## Do this:
Return each line containing "React".

Plotting code records

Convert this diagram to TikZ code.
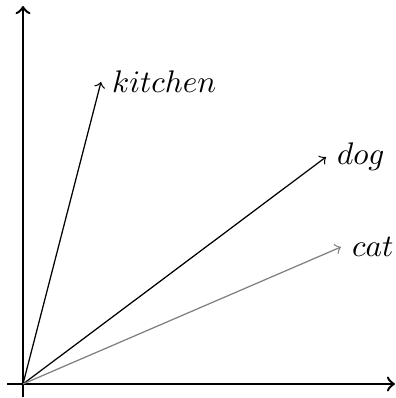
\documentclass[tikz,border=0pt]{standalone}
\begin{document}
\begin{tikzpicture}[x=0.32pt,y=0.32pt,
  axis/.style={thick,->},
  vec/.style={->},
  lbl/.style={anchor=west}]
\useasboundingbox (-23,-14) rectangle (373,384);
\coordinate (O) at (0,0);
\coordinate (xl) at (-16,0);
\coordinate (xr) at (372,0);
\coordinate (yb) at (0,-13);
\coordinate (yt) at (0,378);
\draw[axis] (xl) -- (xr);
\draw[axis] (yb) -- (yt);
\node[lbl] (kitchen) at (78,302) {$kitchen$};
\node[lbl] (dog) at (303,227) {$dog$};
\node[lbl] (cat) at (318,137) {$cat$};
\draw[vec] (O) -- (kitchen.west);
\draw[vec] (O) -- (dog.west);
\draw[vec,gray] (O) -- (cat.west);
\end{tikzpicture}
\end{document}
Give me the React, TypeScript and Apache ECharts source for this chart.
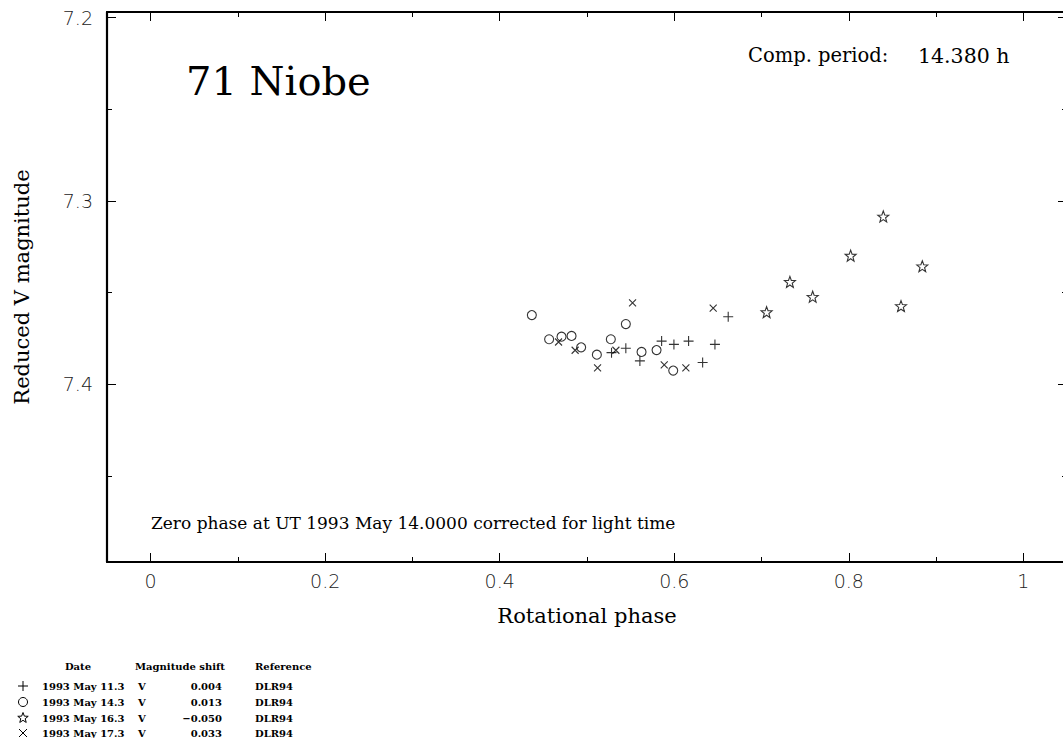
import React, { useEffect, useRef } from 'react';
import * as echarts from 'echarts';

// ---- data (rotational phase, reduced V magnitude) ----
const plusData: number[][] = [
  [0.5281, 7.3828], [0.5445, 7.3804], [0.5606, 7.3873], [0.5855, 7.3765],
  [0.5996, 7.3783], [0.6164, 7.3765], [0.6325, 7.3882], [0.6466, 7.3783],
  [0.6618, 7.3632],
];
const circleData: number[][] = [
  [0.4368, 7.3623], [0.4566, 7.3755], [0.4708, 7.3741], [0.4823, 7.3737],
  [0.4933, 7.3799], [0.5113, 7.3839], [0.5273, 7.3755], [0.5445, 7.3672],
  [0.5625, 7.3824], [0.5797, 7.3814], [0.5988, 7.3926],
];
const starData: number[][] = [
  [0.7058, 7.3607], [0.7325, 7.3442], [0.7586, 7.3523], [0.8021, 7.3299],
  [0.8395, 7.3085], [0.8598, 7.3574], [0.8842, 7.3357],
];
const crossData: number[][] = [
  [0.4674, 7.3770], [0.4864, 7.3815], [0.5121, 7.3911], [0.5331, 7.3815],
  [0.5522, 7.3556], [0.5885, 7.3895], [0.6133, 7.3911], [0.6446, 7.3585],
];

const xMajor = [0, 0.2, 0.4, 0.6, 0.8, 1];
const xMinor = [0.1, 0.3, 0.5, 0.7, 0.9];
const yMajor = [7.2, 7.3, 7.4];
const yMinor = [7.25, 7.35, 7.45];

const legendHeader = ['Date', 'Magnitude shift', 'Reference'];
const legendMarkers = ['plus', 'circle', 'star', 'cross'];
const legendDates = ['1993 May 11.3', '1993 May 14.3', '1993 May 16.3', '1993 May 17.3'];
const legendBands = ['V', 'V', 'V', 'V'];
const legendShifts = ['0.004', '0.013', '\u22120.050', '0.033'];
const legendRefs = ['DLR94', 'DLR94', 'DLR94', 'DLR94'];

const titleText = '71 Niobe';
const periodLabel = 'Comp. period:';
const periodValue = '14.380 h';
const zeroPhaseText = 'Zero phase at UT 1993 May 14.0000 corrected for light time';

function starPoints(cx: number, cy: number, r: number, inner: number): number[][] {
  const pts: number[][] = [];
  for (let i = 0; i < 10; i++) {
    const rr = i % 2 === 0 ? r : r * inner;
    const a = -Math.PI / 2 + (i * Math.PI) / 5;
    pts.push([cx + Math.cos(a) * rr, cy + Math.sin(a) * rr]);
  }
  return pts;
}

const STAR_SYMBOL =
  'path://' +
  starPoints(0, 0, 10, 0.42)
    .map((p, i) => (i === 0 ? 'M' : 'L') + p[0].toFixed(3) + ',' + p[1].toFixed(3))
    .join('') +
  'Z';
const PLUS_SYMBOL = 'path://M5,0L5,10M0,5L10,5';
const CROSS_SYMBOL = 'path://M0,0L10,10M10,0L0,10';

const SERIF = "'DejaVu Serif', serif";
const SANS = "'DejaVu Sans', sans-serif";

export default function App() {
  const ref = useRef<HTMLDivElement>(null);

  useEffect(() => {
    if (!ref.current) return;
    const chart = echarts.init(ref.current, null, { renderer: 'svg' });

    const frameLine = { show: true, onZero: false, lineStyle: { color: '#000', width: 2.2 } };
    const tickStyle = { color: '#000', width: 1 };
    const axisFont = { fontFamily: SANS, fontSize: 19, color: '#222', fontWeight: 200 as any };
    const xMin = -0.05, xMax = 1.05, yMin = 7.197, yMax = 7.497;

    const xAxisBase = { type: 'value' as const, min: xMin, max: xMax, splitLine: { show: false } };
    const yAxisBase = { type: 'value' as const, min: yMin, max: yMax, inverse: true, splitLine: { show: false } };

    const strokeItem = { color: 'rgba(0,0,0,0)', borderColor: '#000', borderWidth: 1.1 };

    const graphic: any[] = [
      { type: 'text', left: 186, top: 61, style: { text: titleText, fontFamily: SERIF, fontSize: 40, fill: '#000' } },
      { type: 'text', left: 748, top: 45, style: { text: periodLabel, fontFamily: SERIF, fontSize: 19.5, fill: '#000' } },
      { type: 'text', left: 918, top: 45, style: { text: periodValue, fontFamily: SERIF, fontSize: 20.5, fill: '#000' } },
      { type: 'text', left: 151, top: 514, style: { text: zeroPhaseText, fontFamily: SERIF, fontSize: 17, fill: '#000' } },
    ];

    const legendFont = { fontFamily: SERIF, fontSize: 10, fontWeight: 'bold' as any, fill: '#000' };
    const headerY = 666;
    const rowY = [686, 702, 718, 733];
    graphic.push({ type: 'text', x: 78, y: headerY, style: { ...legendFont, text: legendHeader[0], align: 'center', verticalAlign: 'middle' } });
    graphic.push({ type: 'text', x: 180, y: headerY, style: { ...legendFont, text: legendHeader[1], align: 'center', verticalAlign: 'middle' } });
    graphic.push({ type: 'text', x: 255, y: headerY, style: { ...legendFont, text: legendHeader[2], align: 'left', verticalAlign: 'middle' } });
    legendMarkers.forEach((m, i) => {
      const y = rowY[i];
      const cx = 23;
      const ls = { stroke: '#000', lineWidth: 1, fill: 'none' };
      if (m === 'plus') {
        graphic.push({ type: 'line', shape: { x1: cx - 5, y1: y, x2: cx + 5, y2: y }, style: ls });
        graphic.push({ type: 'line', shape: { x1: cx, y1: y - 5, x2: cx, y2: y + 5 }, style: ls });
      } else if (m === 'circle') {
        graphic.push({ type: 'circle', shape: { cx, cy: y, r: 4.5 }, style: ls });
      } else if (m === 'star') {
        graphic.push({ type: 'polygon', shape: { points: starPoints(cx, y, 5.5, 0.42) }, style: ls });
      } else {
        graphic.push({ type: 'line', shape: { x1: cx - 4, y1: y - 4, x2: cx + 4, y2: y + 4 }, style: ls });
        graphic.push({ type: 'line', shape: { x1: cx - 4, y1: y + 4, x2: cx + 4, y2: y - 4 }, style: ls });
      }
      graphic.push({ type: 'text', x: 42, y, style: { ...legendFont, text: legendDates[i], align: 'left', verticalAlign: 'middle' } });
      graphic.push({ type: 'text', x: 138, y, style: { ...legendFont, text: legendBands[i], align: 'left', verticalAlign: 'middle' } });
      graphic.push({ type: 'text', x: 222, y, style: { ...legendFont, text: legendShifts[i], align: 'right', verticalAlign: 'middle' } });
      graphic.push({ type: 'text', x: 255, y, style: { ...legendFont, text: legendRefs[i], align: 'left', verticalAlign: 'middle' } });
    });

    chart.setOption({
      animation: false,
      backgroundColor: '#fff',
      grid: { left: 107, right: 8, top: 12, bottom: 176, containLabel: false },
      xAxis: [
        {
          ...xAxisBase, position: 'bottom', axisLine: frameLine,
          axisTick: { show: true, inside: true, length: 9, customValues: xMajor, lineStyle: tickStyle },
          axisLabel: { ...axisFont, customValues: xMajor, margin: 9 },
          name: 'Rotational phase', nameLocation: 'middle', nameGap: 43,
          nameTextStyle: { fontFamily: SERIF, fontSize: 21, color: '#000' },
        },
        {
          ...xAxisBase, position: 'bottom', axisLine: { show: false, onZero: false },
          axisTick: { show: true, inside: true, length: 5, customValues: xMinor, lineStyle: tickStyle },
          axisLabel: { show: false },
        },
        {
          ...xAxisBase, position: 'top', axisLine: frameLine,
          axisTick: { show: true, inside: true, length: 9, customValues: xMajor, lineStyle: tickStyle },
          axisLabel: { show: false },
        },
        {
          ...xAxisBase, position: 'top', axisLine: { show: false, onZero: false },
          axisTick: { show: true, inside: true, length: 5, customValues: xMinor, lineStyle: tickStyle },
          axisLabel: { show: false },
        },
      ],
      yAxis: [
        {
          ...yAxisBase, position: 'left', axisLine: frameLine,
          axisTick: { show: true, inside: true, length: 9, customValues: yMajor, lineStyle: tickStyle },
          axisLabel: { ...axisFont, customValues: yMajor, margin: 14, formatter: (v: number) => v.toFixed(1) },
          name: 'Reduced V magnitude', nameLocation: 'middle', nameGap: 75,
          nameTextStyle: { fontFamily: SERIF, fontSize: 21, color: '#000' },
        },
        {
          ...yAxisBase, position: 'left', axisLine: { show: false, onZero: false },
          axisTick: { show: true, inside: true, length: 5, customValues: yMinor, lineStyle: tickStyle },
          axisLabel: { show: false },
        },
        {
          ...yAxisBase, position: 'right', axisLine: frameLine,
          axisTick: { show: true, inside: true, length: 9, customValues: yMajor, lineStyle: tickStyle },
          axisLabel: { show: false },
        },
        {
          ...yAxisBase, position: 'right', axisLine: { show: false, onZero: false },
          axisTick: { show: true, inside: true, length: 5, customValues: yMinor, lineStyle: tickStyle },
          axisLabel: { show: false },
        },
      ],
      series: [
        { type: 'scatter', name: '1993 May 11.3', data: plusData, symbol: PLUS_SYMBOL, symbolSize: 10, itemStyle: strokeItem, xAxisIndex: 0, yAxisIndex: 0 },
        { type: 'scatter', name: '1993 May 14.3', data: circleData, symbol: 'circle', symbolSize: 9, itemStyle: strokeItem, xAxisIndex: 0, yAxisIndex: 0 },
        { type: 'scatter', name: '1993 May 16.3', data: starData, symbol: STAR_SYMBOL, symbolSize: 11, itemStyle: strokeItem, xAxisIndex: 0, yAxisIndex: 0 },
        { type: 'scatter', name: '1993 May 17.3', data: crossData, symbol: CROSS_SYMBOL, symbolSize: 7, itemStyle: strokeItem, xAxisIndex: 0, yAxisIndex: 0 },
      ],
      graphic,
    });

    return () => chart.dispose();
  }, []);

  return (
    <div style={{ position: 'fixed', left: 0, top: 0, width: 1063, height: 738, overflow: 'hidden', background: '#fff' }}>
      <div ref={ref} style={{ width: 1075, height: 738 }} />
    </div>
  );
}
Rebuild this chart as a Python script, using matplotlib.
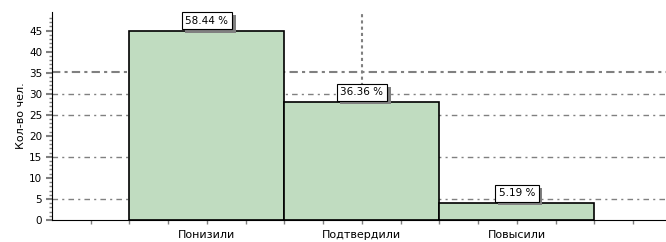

## Answer:
Give me the React, TypeScript and Apache ECharts source for this chart.
import React, { useEffect, useRef } from 'react';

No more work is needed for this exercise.